The performers practice every Tuesday at an old gym in the Milo Arts Center. Though the sessions aren't mandatory, Minshall said, it's the perfect setting for the performers to hone their crafts and learn new skills from one another.

At a recent Tuesday practice, Minshall was joined by fellow stilt walkers Eli Patrick and Ross Leighner.

The trio mounted 3-foot stilts and jaunted around the empty gymnasium. And Minshall, while on the stilts, demonstrated the delicate art of fire eating — the secret: don't be afraid of the fire, she said — and fire hula hooping.

Patrick and Leighner, who are married, have been stilt walkers with the troupe for three years. Circus performing was a natural choice for the couple, who both have backgrounds as gymnasts.
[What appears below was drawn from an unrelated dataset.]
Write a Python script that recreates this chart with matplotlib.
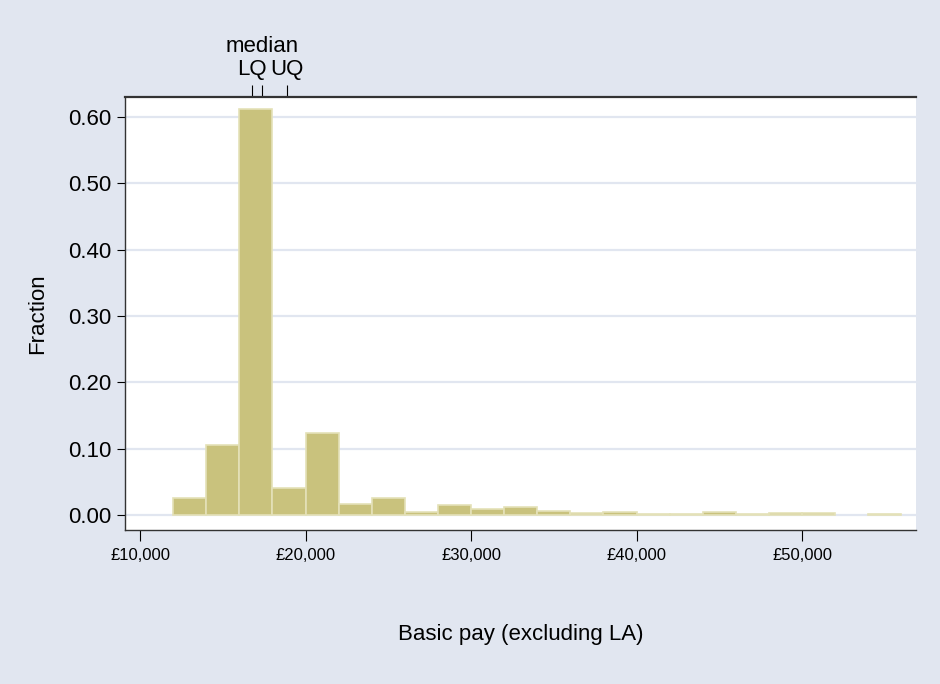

Though they've always lived in the Columbus area — the South Hudson neighborhood near the University District right now — they began circus performing six years ago with the Safety Crew in Chicago because a friend of theirs founded the group. Minshall recruited the pair a couple years later.

Leighner, a behavioral specialist at Ohio State University, said he enjoys the smiles he’s able to spread to those who see him perform.

“Being a part of (Minshall’s) crew has been phenomenal,” Leighner, 29, said. “A lot of what we do is built around bringing joy to everyone’s experience.”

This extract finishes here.